For US Treasuries, there was a sizeable curve flattening yesterday, which came as investors priced in stronger near-term inflation and dialed back their expectations for Fed rate cuts, with the move partially reversing as the tariff delay news came through. The 1yr inflation swap jumped from 2.65% on Friday to as high as 2.82% before retreating to 2.73% by the close. And fed funds futures are now pricing 41bps of cuts by the December meeting, down from 47bps before the weekend. In turn, that led to a notable rise in front-end Treasury yields yesterday, with the 2yr yield up +5.1bps to 4.25%. The 10yr yield was up +1.6bps to 4.56% after falling as low as 4.46% intra-day.

Whilst the tariff news dominated the agenda yesterday, there was some positive data from the US with the ISM manufacturing print for January. That moved up to 50.9 (vs. 50.0 expected), marking its highest level since September 2022. The subcomponents were also fairly good, with employment back in expansionary territory at 50.3, whilst new orders moved up to the highest since May 2022, at 55.1.

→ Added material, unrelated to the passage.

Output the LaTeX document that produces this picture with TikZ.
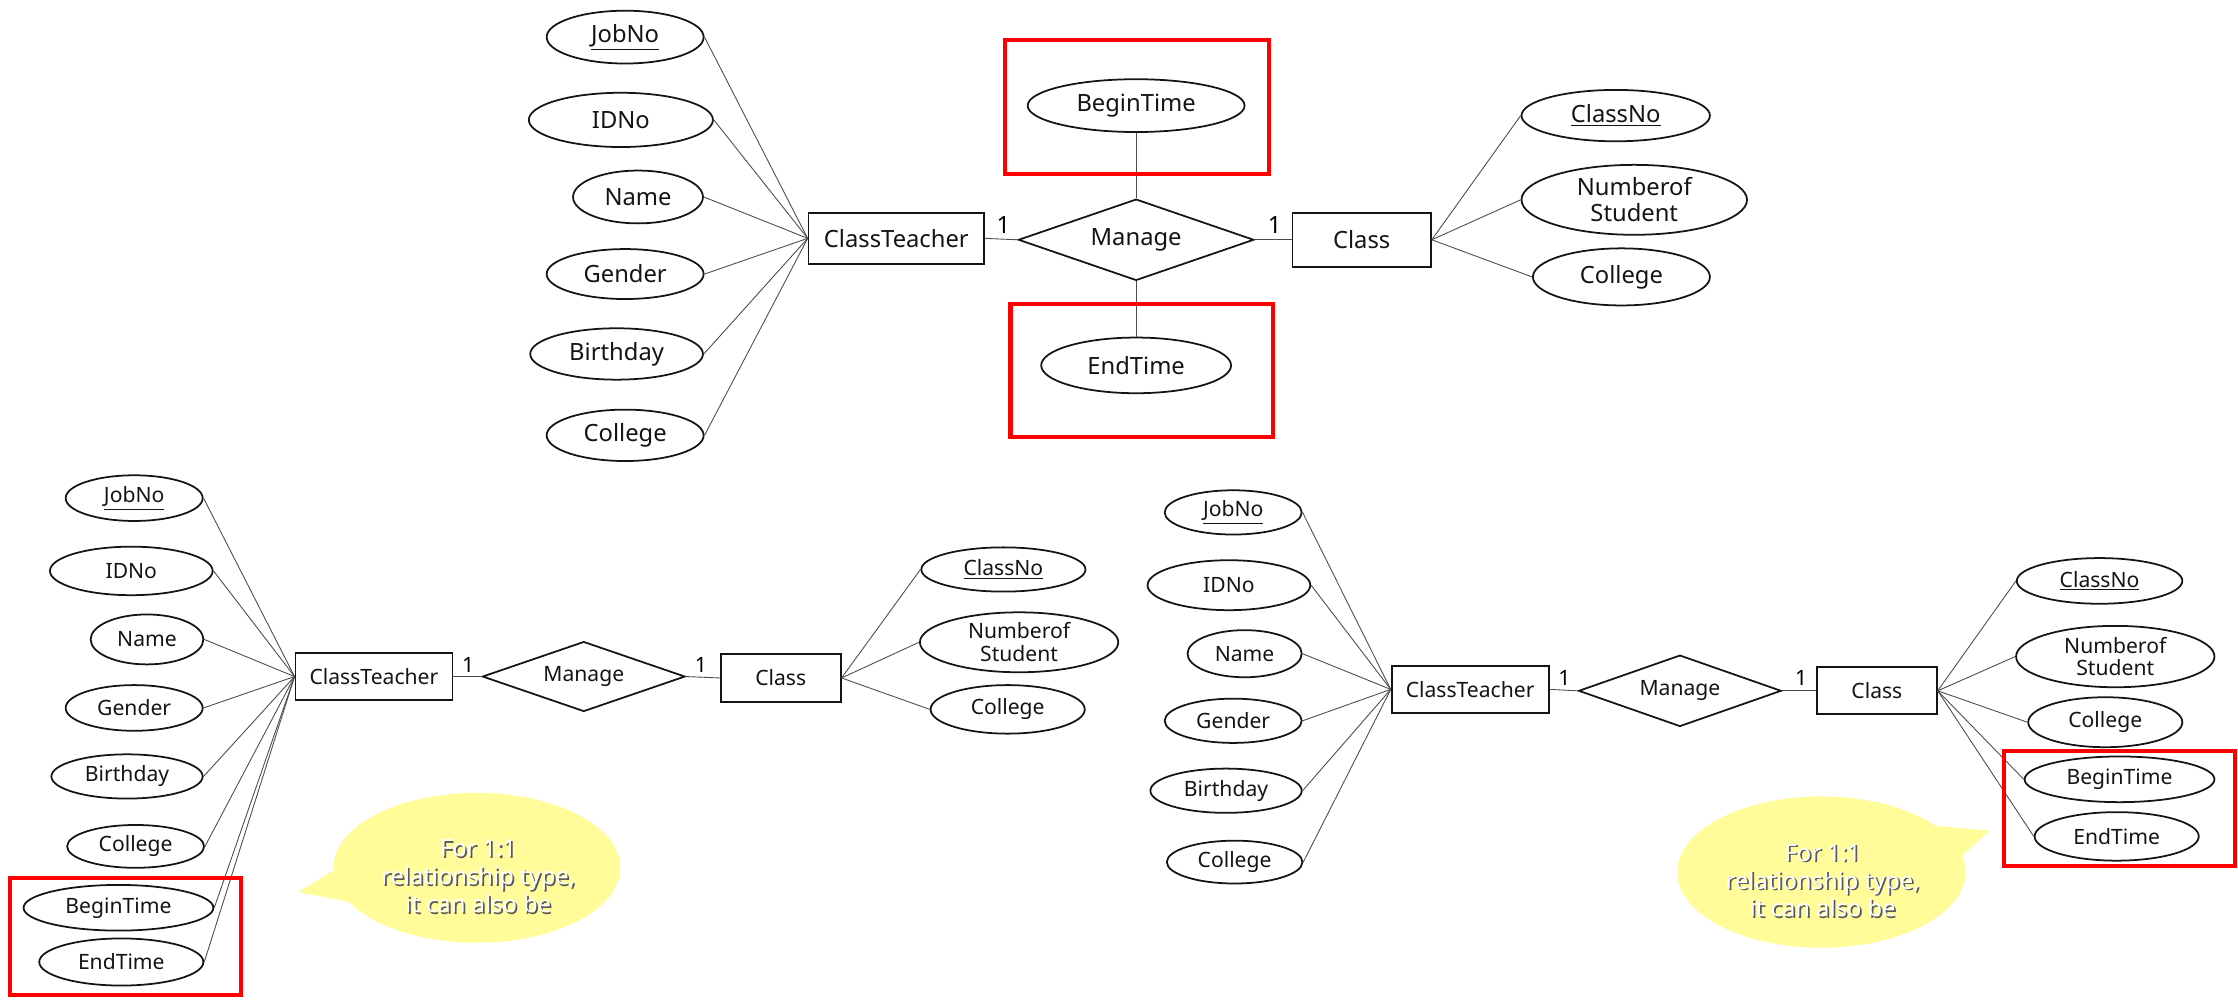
\documentclass[tikz,border=0pt]{standalone}
\usepackage{fontspec}
\setmainfont{Noto Sans}
\usetikzlibrary{shapes.geometric,shapes.callouts}
\definecolor{noteyellow}{RGB}{255,252,153}
\definecolor{inkgray}{RGB}{20,20,20}
\def\pxl{0.0285cm}
\newcommand{\notetext}{For 1:1\\relationship type,\\it can also be}

\begin{document}
\begin{tikzpicture}[x=\pxl,y=-\pxl,
  attr/.style={ellipse,draw=inkgray,line width=1pt,inner sep=0pt,align=center,text=inkgray},
  ent/.style={rectangle,draw=inkgray,line width=1pt,inner sep=0pt,text=inkgray},
  rel/.style={diamond,draw=inkgray,line width=1pt,inner sep=0pt,aspect=3,text=inkgray},
  bigtxt/.style={font=\fontsize{13.5}{15}\selectfont},
  smalltxt/.style={font=\fontsize{12}{13}\selectfont},
  link/.style={draw=black!70,line width=0.5pt},
  hlbox/.style={draw=red,line width=2.4pt},
  note/.style={ellipse callout,fill=noteyellow,callout pointer arc=25,inner sep=0pt},
  notetxt/.style={align=center,font=\fontsize{13.5}{15.8}\selectfont}]

\useasboundingbox (0,0) rectangle (1568,705);

% top
\node[ent,bigtxt,minimum width=123*\pxl,minimum height=36*\pxl] (tct) at (628,167) {ClassTeacher};
\node[rel,bigtxt,minimum width=165*\pxl,minimum height=57*\pxl] (tm) at (796,168) {Manage};
\node[ent,bigtxt,minimum width=97*\pxl,minimum height=38*\pxl] (tcl) at (954,168) {Class};
\node[attr,bigtxt,minimum width=152*\pxl,minimum height=37*\pxl] (tbt) at (796,74) {BeginTime};
\node[attr,bigtxt,minimum width=133*\pxl,minimum height=39*\pxl] (tet) at (796,256) {EndTime};
\node[bigtxt] (t1a) at (703,158) {1};
\node[bigtxt] (t1b) at (893,158) {1};

\foreach \n/\t/\x/\y/\w/\h in {tjob/\underline{JobNo}/438/26/110/37, tid/IDNo/435/84/129/38,
    tname/Name/447/138/91/37, tgen/Gender/438/192/110/35, tbir/Birthday/432/248/121/36,
    tcol/College/438/305/110/36}
    \node[attr,bigtxt,minimum width=\w*\pxl,minimum height=\h*\pxl] (\n) at (\x,\y) {\t};

\foreach \n/\t/\x/\y/\w/\h in {tcno/\underline{ClassNo}/1132/81/132/36,
    tnum/Numberof\\Student/1145/140/158/49, tccol/College/1136/194/124/40}
    \node[attr,bigtxt,minimum width=\w*\pxl,minimum height=\h*\pxl] (\n) at (\x,\y) {\t};

\foreach \n in {tjob,tid,tname,tgen,tbir,tcol}
    \draw[link] (\n.east) -- (tct.west);
\foreach \n in {tcno,tnum,tccol}
    \draw[link] (tcl.east) -- (\n.west);
\draw[link] (tct.east) -- (tm.west);
\draw[link] (tm.east) -- (tcl.west);
\draw[link] (tbt.south) -- (tm.north);
\draw[link] (tm.south) -- (tet.north);

% bottom left
\node[ent,smalltxt,minimum width=110*\pxl,minimum height=33*\pxl] (lct) at (262,474) {ClassTeacher};
\node[rel,smalltxt,minimum width=142*\pxl,minimum height=49*\pxl] (lm) at (409,474) {Manage};
\node[ent,smalltxt,minimum width=84*\pxl,minimum height=34*\pxl] (lcl) at (547,475) {Class};
\node[smalltxt] (l1a) at (328,466) {1};
\node[smalltxt] (l1b) at (491,466) {1};

\foreach \n/\t/\x/\y/\w/\h in {ljob/\underline{JobNo}/94/349/96/32, lid/IDNo/92/400/114/34,
    lname/Name/103/448/79/35, lgen/Gender/94/496/96/32, lbir/Birthday/89/544/106/31,
    lcol/College/95/593/96/30, lbt/BeginTime/83/636/133/32, let/EndTime/85/674/115/33}
    \node[attr,smalltxt,minimum width=\w*\pxl,minimum height=\h*\pxl] (\n) at (\x,\y) {\t};

\foreach \n/\t/\x/\y/\w/\h in {lcno/\underline{ClassNo}/703/399/115/31,
    lnum/Numberof\\Student/714/450/139/42, lccol/College/706/497/108/34}
    \node[attr,smalltxt,minimum width=\w*\pxl,minimum height=\h*\pxl] (\n) at (\x,\y) {\t};

\foreach \n in {ljob,lid,lname,lgen,lbir,lcol,lbt,let}
    \draw[link] (\n.east) -- (lct.west);
\foreach \n in {lcno,lnum,lccol}
    \draw[link] (lcl.east) -- (\n.west);
\draw[link] (lct.east) -- (lm.west);
\draw[link] (lm.east) -- (lcl.west);

\node[note,minimum width=201*\pxl,minimum height=105*\pxl,callout absolute pointer={(209,625)}] (noteL) at (334,608) {};
\node[notetxt,text=black!65] (noteLs) at ([xshift=1pt,yshift=-1pt]335,614) {\notetext};
\node[notetxt,text=white] (noteLt) at (335,614) {\notetext};

% bottom right
\node[ent,smalltxt,minimum width=110*\pxl,minimum height=33*\pxl] (rct) at (1030,483) {ClassTeacher};
\node[rel,smalltxt,minimum width=142*\pxl,minimum height=50*\pxl] (rm) at (1177,484) {Manage};
\node[ent,smalltxt,minimum width=84*\pxl,minimum height=33*\pxl] (rcl) at (1315,484) {Class};
\node[smalltxt] (r1a) at (1096,475) {1};
\node[smalltxt] (r1b) at (1262,475) {1};

\foreach \n/\t/\x/\y/\w/\h in {rjob/\underline{JobNo}/864/359/96/31, rid/IDNo/861/410/114/35,
    rname/Name/872/458/80/33, rgen/Gender/864/505/96/31, rbir/Birthday/859/554/106/31,
    rcol/College/865/604/95/30}
    \node[attr,smalltxt,minimum width=\w*\pxl,minimum height=\h*\pxl] (\n) at (\x,\y) {\t};

\foreach \n/\t/\x/\y/\w/\h in {rcno/\underline{ClassNo}/1471/407/116/32,
    rnum/Numberof\\Student/1482/460/139/43, rccol/College/1475/506/108/35,
    rbt/BeginTime/1485/546/133/32, ret/EndTime/1483/586/115/34}
    \node[attr,smalltxt,minimum width=\w*\pxl,minimum height=\h*\pxl] (\n) at (\x,\y) {\t};

\foreach \n in {rjob,rid,rname,rgen,rbir,rcol}
    \draw[link] (\n.east) -- (rct.west);
\foreach \n in {rcno,rnum,rccol,rbt,ret}
    \draw[link] (rcl.east) -- (\n.west);
\draw[link] (rct.east) -- (rm.west);
\draw[link] (rm.east) -- (rcl.west);

\node[note,minimum width=202*\pxl,minimum height=106*\pxl,callout absolute pointer={(1394,582)}] (noteR) at (1276,611) {};
\node[notetxt,text=black!65] (noteRs) at ([xshift=1pt,yshift=-1pt]1277,617) {\notetext};
\node[notetxt,text=white] (noteRt) at (1277,617) {\notetext};

% highlights
\draw[hlbox] (704,28) rectangle (889,122);
\draw[hlbox] (708,213) rectangle (892,306);
\draw[hlbox] (7,615) rectangle (169,697);
\draw[hlbox] (1404,526) rectangle (1566,607);

\end{tikzpicture}
\end{document}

The other main data print yesterday was the flash Euro Area CPI for January, which was a bit higher than the consensus expected. It showed headline inflation coming in at +2.5% (vs. +2.4% expected), whilst core inflation remained at +2.7% (vs. +2.6% expected). However, when it came to European sovereign bonds, the tariff news dominated the agenda, meaning that yields on 10yr bunds (-7.6bps), OATs (-9.5bps) and BTPs (-5.1bps) all fell back.

Finally in France, the Prime Minister François Bayrou used article 49.3 of the constitution in order to force through the budget without a vote. The far-left France Unbowed have said they’d file a no-confidence motion, but the Socialists said they wouldn’t support it.

To the day ahead now, and data releases from the US include the JOLTS report of job openings for December, along with factory orders for December. From central banks, we’ll hear from the ECB’s Villeroy, along with the Fed’s Bostic and Daly. Finally, today’s earnings releases include Alphabet, Pfizer and PayPal.